_YOUR GOAL_:
Search the material for the string "with", then return every line where it is found.

_MATERIAL PROVIDED_:
========================
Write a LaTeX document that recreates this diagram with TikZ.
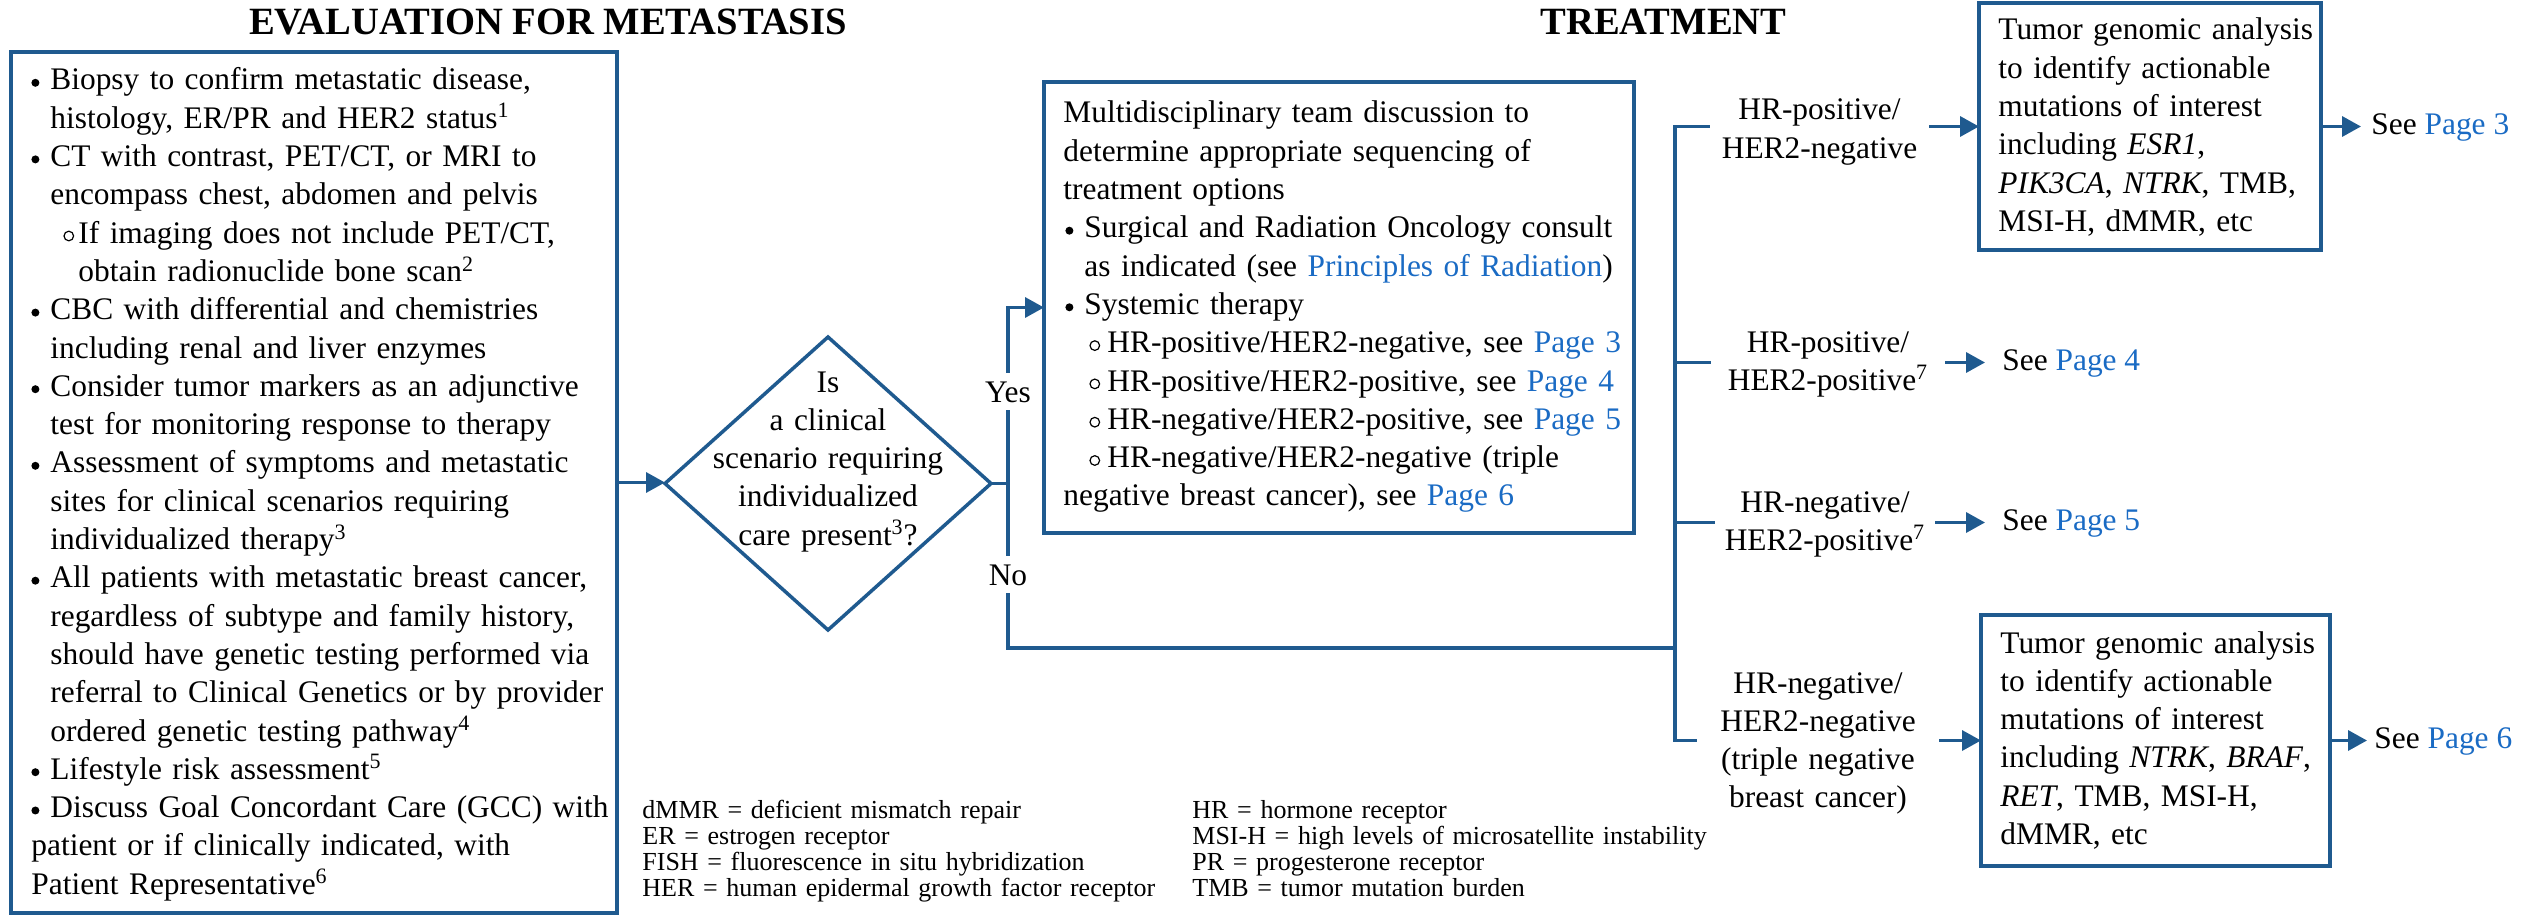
\documentclass[tikz,border=0pt]{standalone}
\usepackage{fontspec}
\setmainfont{Liberation Serif}
\usetikzlibrary{arrows.meta,shapes.geometric}
\definecolor{nccnblue}{HTML}{1F5A8F}
\definecolor{linkblue}{HTML}{1A6BC4}
\newcommand\bul{\tikz[baseline=0pt]\fill (2pt,3.6pt) circle[radius=2pt];}
\newcommand\sbul{\tikz[baseline=0pt]\draw[line width=0.6pt] (2.4pt,3.6pt) circle[radius=2.4pt];}
\newcommand\bfirst[2]{\hangindent=#2\hangafter=1\noindent\makebox[#2][l]{\hspace*{#1}\bul}}
\newcommand\bpar[2]{\par\bfirst{#1}{#2}}
\newcommand\spar[2]{\par\hangindent=#2\hangafter=1\noindent\makebox[#2][l]{\hspace*{#1}\sbul}}
\newcommand\lnk[1]{\textcolor{linkblue}{#1}}
\tikzset{
  box/.style={draw=nccnblue, line width=2pt, inner sep=0pt, outer sep=0pt, anchor=north west},
  conn/.style={draw=nccnblue, line width=1.75pt},
  arr/.style={conn, -{Triangle[length=9.5pt,width=10pt]}},
  body/.style={inner sep=0pt, anchor=base west, align=left, font=\fontsize{15.7}{19.15}\selectfont},
  lbl/.style={inner ysep=0pt, anchor=base, align=center, font=\fontsize{15.7}{19.15}\selectfont},
  see/.style={inner ysep=0pt, anchor=base west, font=\fontsize{15.7}{19.15}\selectfont},
  yn/.style={fill=white, anchor=base, inner xsep=2pt, inner ysep=4pt, font=\fontsize{15.7}{19.15}\selectfont},
  ttl/.style={anchor=base, inner sep=0pt, font=\fontsize{19.3}{22}\selectfont\bfseries},
  leg/.style={anchor=base west, inner sep=0pt, align=left, text width=280pt, font=\fontsize{13}{13.15}\selectfont}
}
\begin{document}
\begin{tikzpicture}[x=0.5pt,y=-0.5pt]
\useasboundingbox (0,0) rectangle (2534,915);
% titles
\node[ttl] (t1) at (548,35) {EVALUATION FOR METASTASIS};
\node[ttl] (t2) at (1663.5,35) {TREATMENT};
% boxes
\node[box, minimum width=303pt, minimum height=430.5pt] (eval) at (11,52) {};
\node[box, minimum width=295pt, minimum height=225.5pt] (mid) at (1044,82) {};
\node[box, minimum width=171pt, minimum height=123.5pt] (top) at (1979,3) {};
\node[box, minimum width=174.5pt, minimum height=125.5pt] (bot) at (1981,615) {};
\node[draw=nccnblue, line width=1.75pt, shape=diamond, minimum width=163pt, minimum height=146.5pt, inner sep=0pt, outer sep=0pt] (dia) at (828,483.5) {};
% box texts
\node[body, text width=300pt] (evaltxt) at (31,90) {\bfirst{0pt}{9.5pt}Biopsy to confirm metastatic disease,\newline histology, ER/PR and HER2 status\textsuperscript{1}
\bpar{0pt}{9.5pt}CT with contrast, PET/CT, or MRI to\newline encompass chest, abdomen and pelvis
\spar{16pt}{23.5pt}If imaging does not include PET/CT,\newline obtain radionuclide bone scan\textsuperscript{2}
\bpar{0pt}{9.5pt}CBC with differential and chemistries\newline including renal and liver enzymes
\bpar{0pt}{9.5pt}Consider tumor markers as an adjunctive\newline test for monitoring response to therapy
\bpar{0pt}{9.5pt}Assessment of symptoms and metastatic\newline sites for clinical scenarios requiring\newline individualized therapy\textsuperscript{3}
\bpar{0pt}{9.5pt}All patients with metastatic breast cancer,\newline regardless of subtype and family history,\newline should have genetic testing performed via\newline referral to Clinical Genetics or by provider\newline ordered genetic testing pathway\textsuperscript{4}
\bpar{0pt}{9.5pt}Lifestyle risk assessment\textsuperscript{5}
\bpar{0pt}{9.5pt}Discuss Goal Concordant Care (GCC) with\newline patient or if clinically indicated, with\newline Patient Representative\textsuperscript{6}};
\node[body, text width=290pt] (midtxt) at (1063,123) {Multidisciplinary team discussion to\newline determine appropriate sequencing of\newline treatment options
\bpar{1pt}{10.5pt}Surgical and Radiation Oncology consult\newline as indicated (see \lnk{Principles of Radiation})
\bpar{1pt}{10.5pt}Systemic therapy
\spar{13pt}{22pt}HR-positive/HER2-negative, see \lnk{Page 3}
\spar{13pt}{22pt}HR-positive/HER2-positive, see \lnk{Page 4}
\spar{13pt}{22pt}HR-negative/HER2-positive, see \lnk{Page 5}
\spar{13pt}{22pt}HR-negative/HER2-negative (triple\newline negative breast cancer), see \lnk{Page 6}};
\node[body, text width=168pt] (toptxt) at (1998,40) {Tumor genomic analysis\newline to identify actionable\newline mutations of interest\newline including \textit{ESR1},\newline \textit{PIK3CA}, \textit{NTRK}, TMB,\newline MSI-H, dMMR, etc};
\node[body, text width=170pt] (bottxt) at (2000,653) {Tumor genomic analysis\newline to identify actionable\newline mutations of interest\newline including \textit{NTRK}, \textit{BRAF},\newline \textit{RET}, TMB, MSI-H,\newline dMMR, etc};
\node[lbl, text width=165pt, inner xsep=0pt] (diatxt) at (828,392) {Is\\a clinical\\scenario requiring\\individualized\\care present\textsuperscript{3}?};
% branch labels
\node[lbl, text width=100pt, inner xsep=4.75pt] (lab1) at (1819.5,120) {HR-positive/\\HER2-negative};
\node[lbl, text width=105pt, inner xsep=6pt] (lab2) at (1828,352) {HR-positive/\\HER2-positive\textsuperscript{7}};
\node[lbl, text width=105pt, inner xsep=2.5pt] (lab3) at (1825,512) {HR-negative/\\HER2-positive\textsuperscript{7}};
\node[lbl, text width=100pt, inner xsep=10.5pt] (lab4) at (1818,693) {HR-negative/\\HER2-negative\\(triple negative\\breast cancer)};
% see nodes
\node[see, inner xsep=5pt] (see3) at (2361,135) {See \lnk{Page 3}};
\node[see, inner xsep=8.5pt] (see4) at (1985,370) {See \lnk{Page 4}};
\node[see, inner xsep=8.5pt] (see5) at (1985,530) {See \lnk{Page 5}};
\node[see, inner xsep=3.5pt] (see6) at (2367,748) {See \lnk{Page 6}};
% coordinates
\coordinate (split) at (1008,483.5);
\coordinate (bno) at (1675,648);
\coordinate (b1) at (1675,126.5);
\coordinate (b2) at (1675,362.5);
\coordinate (b3) at (1675,522.5);
\coordinate (b4) at (1675,740.5);
% connectors
\draw[arr] (eval.east) -- (eval.east -| dia.west);
\draw[arr] (dia.east) -- (split) |- (mid.west);
\draw[conn] (split) |- (bno);
\draw[conn] (lab1.west |- b1) -- (b1) -- (b4) -- (lab4.west |- b4);
\draw[conn] (b2) -- (lab2.west |- b2);
\draw[conn] (b3) -- (lab3.west |- b3);
\draw[arr] (lab1.east |- top.west) -- (top.west);
\draw[arr] (lab2.east |- b2) -- (see4.west |- b2);
\draw[arr] (lab3.east |- b3) -- (see5.west |- b3);
\draw[arr] (lab4.east |- bot.west) -- (bot.west);
\draw[arr] (top.east) -- (top.east -| see3.west);
\draw[arr] (bot.east) -- (bot.east -| see6.west);
% yes / no
\node[yn] (yes) at (1008,402) {Yes};
\node[yn] (no) at (1008,585) {No};
% legend
\node[leg] (legL) at (642,818) {dMMR = deficient mismatch repair\\ER = estrogen receptor\\FISH = fluorescence in situ hybridization\\HER = human epidermal growth factor receptor};
\node[leg] (legR) at (1192,818) {HR = hormone receptor\\MSI-H = high levels of microsatellite instability\\PR = progesterone receptor\\TMB = tumor mutation burden};
\end{tikzpicture}
\end{document}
========================
_THE OUTPUT_:
Write a LaTeX document that recreates this diagram with TikZ.
\bpar{0pt}{9.5pt}CT with contrast, PET/CT, or MRI to\newline encompass chest, abdomen and pelvis
\bpar{0pt}{9.5pt}CBC with differential and chemistries\newline including renal and liver enzymes
\bpar{0pt}{9.5pt}All patients with metastatic breast cancer,\newline regardless of subtype and family history,\newline should have genetic testing performed via\newline referral to Clinical Genetics or by provider\newline ordered genetic testing pathway\textsuperscript{4}
\bpar{0pt}{9.5pt}Discuss Goal Concordant Care (GCC) with\newline patient or if clinically indicated, with\newline Patient Representative\textsuperscript{6}};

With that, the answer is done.